"""

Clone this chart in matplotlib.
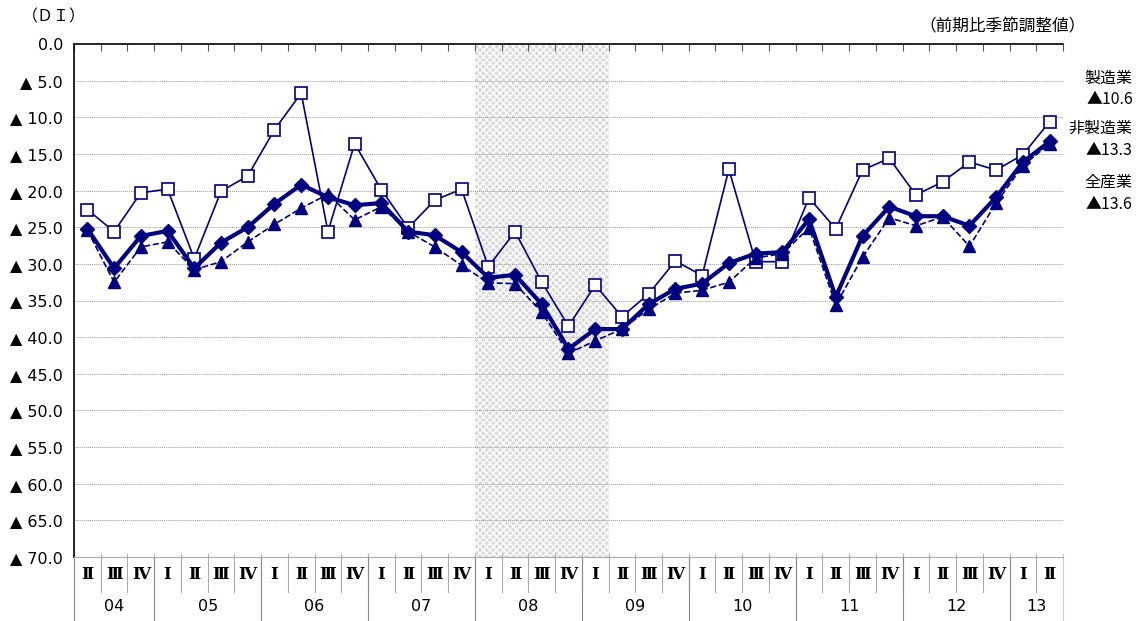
import matplotlib.pyplot as plt
import matplotlib.transforms as mtransforms

plt.rcParams['font.family'] = ['Noto Sans CJK JP', 'DejaVu Sans']

quarters = ['Ⅱ', 'Ⅲ', 'Ⅳ'] + ['Ⅰ', 'Ⅱ', 'Ⅲ', 'Ⅳ'] * 8 + ['Ⅰ', 'Ⅱ']
years = ['04', '05', '06', '07', '08', '09', '10', '11', '12', '13']
year_len = [3, 4, 4, 4, 4, 4, 4, 4, 4, 2]

# 製造業 (squares)
manuf = [-22.6, -25.6, -20.3, -19.8, -29.3, -20.1, -18.0, -11.7, -6.7, -25.6,
         -13.6, -19.9, -25.1, -21.3, -19.8, -30.4, -25.6, -32.5, -38.5, -32.9,
         -37.2, -34.1, -29.6, -31.6, -17.1, -29.7, -29.7, -21.0, -25.2, -17.2,
         -15.6, -20.6, -18.8, -16.1, -17.2, -15.1, -10.6]
# diamonds, thick line
all_ind = [-25.2, -30.6, -26.2, -25.5, -30.6, -27.1, -25.0, -21.8, -19.2, -20.9,
           -22.0, -21.7, -25.6, -26.1, -28.4, -31.9, -31.5, -35.5, -41.6, -38.9,
           -38.9, -35.5, -33.4, -32.7, -29.9, -28.6, -28.4, -23.9, -34.5, -26.2,
           -22.2, -23.5, -23.5, -24.8, -20.9, -16.1, -13.3]
# triangles, dashed line
nonmanuf = [-25.4, -32.5, -27.7, -27.0, -30.8, -29.7, -27.0, -24.6, -22.4, -20.5,
            -24.0, -22.2, -25.6, -27.7, -30.2, -32.6, -32.7, -36.6, -42.2, -40.5,
            -38.9, -36.2, -34.0, -33.6, -32.5, -29.2, -28.6, -25.1, -35.6, -29.1,
            -23.7, -24.8, -23.6, -27.6, -21.7, -16.6, -13.6]

navy = '#000080'
x = list(range(len(quarters)))

fig = plt.figure(figsize=(11.42, 6.21), dpi=100)
ax = fig.add_axes([0.0648, 0.1031, 0.866, 0.826])

# shaded recession period (08 I - 09 I)
ax.axvspan(14.5, 19.5, facecolor='#d9d9d9', edgecolor='white', hatch='xxxxx', linewidth=0, zorder=0)

for v in range(-65, 0, 5):
    ax.axhline(v, color='#999999', lw=0.7, ls=(0, (1, 1)), zorder=1)

ax.plot(x, manuf, color=navy, lw=1.2, marker='s', ms=8, mfc='white', mec=navy, mew=1.2, zorder=3)
ax.plot(x, nonmanuf, color=navy, lw=1.2, ls='--', marker='^', ms=8, zorder=4)
ax.plot(x, all_ind, color=navy, lw=3, marker='D', ms=7, zorder=5)

ax.set_xlim(-0.5, len(quarters) - 0.5)
ax.set_ylim(-70, 0)
ax.set_yticks(range(-70, 1, 5))
ax.set_yticklabels(['0.0' if v == 0 else '▲ %.1f' % abs(v) for v in range(-70, 1, 5)],
                   fontsize=11.5, family=['DejaVu Sans'])
ax.tick_params(axis='y', length=0, pad=8)

ax.set_xticks([i - 0.5 for i in range(len(quarters) + 1)])
ax.set_xticklabels([])
ax.tick_params(axis='x', which='both', top=True, bottom=False, direction='in', length=5, color='#555555')

ax.spines['right'].set_visible(False)
ax.spines['bottom'].set_color('#aaaaaa')
ax.spines['bottom'].set_linewidth(0.8)
ax.spines['top'].set_linewidth(1.2)
ax.spines['left'].set_linewidth(1.2)

# category table under the plot
trans = mtransforms.blended_transform_factory(ax.transData, ax.transAxes)
for i, q in enumerate(quarters):
    ax.text(i, -0.035, q, transform=trans, ha='center', va='center', fontsize=12,
            fontweight='bold', family=['DejaVu Serif', 'Noto Sans CJK JP'])
    ax.plot([i - 0.5, i - 0.5], [0.005, -0.068], transform=trans, color='#aaaaaa', lw=0.8, clip_on=False)
ax.plot([len(quarters) - 0.5] * 2, [0.005, -0.125], transform=trans, color='#cccccc', lw=0.8, clip_on=False)

start = 0
for y, n in zip(years, year_len):
    ax.text(start + n / 2 - 0.5, -0.097, y, transform=trans, ha='center', va='center', fontsize=11.5,
            family=['DejaVu Sans'])
    ax.plot([start - 0.5, start - 0.5], [0, -0.125], transform=trans, color='#888888', lw=0.8, clip_on=False)
    start += n

fig.text(0.019, 0.972, '（ＤＩ）', fontsize=11.5, ha='left', va='center')
fig.text(0.951, 0.957, '（前期比季節調整値）', fontsize=12, ha='right', va='center')

side = [('製造業', 0.874), ('▲10.6', 0.839), ('非製造業', 0.794), ('▲13.3', 0.758),
        ('全産業', 0.707), ('▲13.6', 0.671)]
for t, yy in side:
    fig.text(0.992, yy, t, fontsize=11.5, ha='right', va='center')

fig.savefig('out.png', dpi=100)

"""

● Given instruction
Every line of text is to be repeated exactly; pictures are left out.

● Exercise answer
Clone this chart in matplotlib.
import matplotlib.pyplot as plt
import matplotlib.transforms as mtransforms

plt.rcParams['font.family'] = ['Noto Sans CJK JP', 'DejaVu Sans']

quarters = ['Ⅱ', 'Ⅲ', 'Ⅳ'] + ['Ⅰ', 'Ⅱ', 'Ⅲ', 'Ⅳ'] * 8 + ['Ⅰ', 'Ⅱ']
years = ['04', '05', '06', '07', '08', '09', '10', '11', '12', '13']
year_len = [3, 4, 4, 4, 4, 4, 4, 4, 4, 2]

# 製造業 (squares)
manuf = [-22.6, -25.6, -20.3, -19.8, -29.3, -20.1, -18.0, -11.7, -6.7, -25.6,
         -13.6, -19.9, -25.1, -21.3, -19.8, -30.4, -25.6, -32.5, -38.5, -32.9,
         -37.2, -34.1, -29.6, -31.6, -17.1, -29.7, -29.7, -21.0, -25.2, -17.2,
         -15.6, -20.6, -18.8, -16.1, -17.2, -15.1, -10.6]
# diamonds, thick line
all_ind = [-25.2, -30.6, -26.2, -25.5, -30.6, -27.1, -25.0, -21.8, -19.2, -20.9,
           -22.0, -21.7, -25.6, -26.1, -28.4, -31.9, -31.5, -35.5, -41.6, -38.9,
           -38.9, -35.5, -33.4, -32.7, -29.9, -28.6, -28.4, -23.9, -34.5, -26.2,
           -22.2, -23.5, -23.5, -24.8, -20.9, -16.1, -13.3]
# triangles, dashed line
nonmanuf = [-25.4, -32.5, -27.7, -27.0, -30.8, -29.7, -27.0, -24.6, -22.4, -20.5,
            -24.0, -22.2, -25.6, -27.7, -30.2, -32.6, -32.7, -36.6, -42.2, -40.5,
            -38.9, -36.2, -34.0, -33.6, -32.5, -29.2, -28.6, -25.1, -35.6, -29.1,
            -23.7, -24.8, -23.6, -27.6, -21.7, -16.6, -13.6]

navy = '#000080'
x = list(range(len(quarters)))

fig = plt.figure(figsize=(11.42, 6.21), dpi=100)
ax = fig.add_axes([0.0648, 0.1031, 0.866, 0.826])

# shaded recession period (08 I - 09 I)
ax.axvspan(14.5, 19.5, facecolor='#d9d9d9', edgecolor='white', hatch='xxxxx', linewidth=0, zorder=0)

for v in range(-65, 0, 5):
    ax.axhline(v, color='#999999', lw=0.7, ls=(0, (1, 1)), zorder=1)

ax.plot(x, manuf, color=navy, lw=1.2, marker='s', ms=8, mfc='white', mec=navy, mew=1.2, zorder=3)
ax.plot(x, nonmanuf, color=navy, lw=1.2, ls='--', marker='^', ms=8, zorder=4)
ax.plot(x, all_ind, color=navy, lw=3, marker='D', ms=7, zorder=5)

ax.set_xlim(-0.5, len(quarters) - 0.5)
ax.set_ylim(-70, 0)
ax.set_yticks(range(-70, 1, 5))
ax.set_yticklabels(['0.0' if v == 0 else '▲ %.1f' % abs(v) for v in range(-70, 1, 5)],
                   fontsize=11.5, family=['DejaVu Sans'])
ax.tick_params(axis='y', length=0, pad=8)

ax.set_xticks([i - 0.5 for i in range(len(quarters) + 1)])
ax.set_xticklabels([])
ax.tick_params(axis='x', which='both', top=True, bottom=False, direction='in', length=5, color='#555555')

ax.spines['right'].set_visible(False)
ax.spines['bottom'].set_color('#aaaaaa')
ax.spines['bottom'].set_linewidth(0.8)
ax.spines['top'].set_linewidth(1.2)
ax.spines['left'].set_linewidth(1.2)

# category table under the plot
trans = mtransforms.blended_transform_factory(ax.transData, ax.transAxes)
for i, q in enumerate(quarters):
    ax.text(i, -0.035, q, transform=trans, ha='center', va='center', fontsize=12,
            fontweight='bold', family=['DejaVu Serif', 'Noto Sans CJK JP'])
    ax.plot([i - 0.5, i - 0.5], [0.005, -0.068], transform=trans, color='#aaaaaa', lw=0.8, clip_on=False)
ax.plot([len(quarters) - 0.5] * 2, [0.005, -0.125], transform=trans, color='#cccccc', lw=0.8, clip_on=False)

start = 0
for y, n in zip(years, year_len):
    ax.text(start + n / 2 - 0.5, -0.097, y, transform=trans, ha='center', va='center', fontsize=11.5,
            family=['DejaVu Sans'])
    ax.plot([start - 0.5, start - 0.5], [0, -0.125], transform=trans, color='#888888', lw=0.8, clip_on=False)
    start += n

fig.text(0.019, 0.972, '（ＤＩ）', fontsize=11.5, ha='left', va='center')
fig.text(0.951, 0.957, '（前期比季節調整値）', fontsize=12, ha='right', va='center')

side = [('製造業', 0.874), ('▲10.6', 0.839), ('非製造業', 0.794), ('▲13.3', 0.758),
        ('全産業', 0.707), ('▲13.6', 0.671)]
for t, yy in side:
    fig.text(0.992, yy, t, fontsize=11.5, ha='right', va='center')

fig.savefig('out.png', dpi=100)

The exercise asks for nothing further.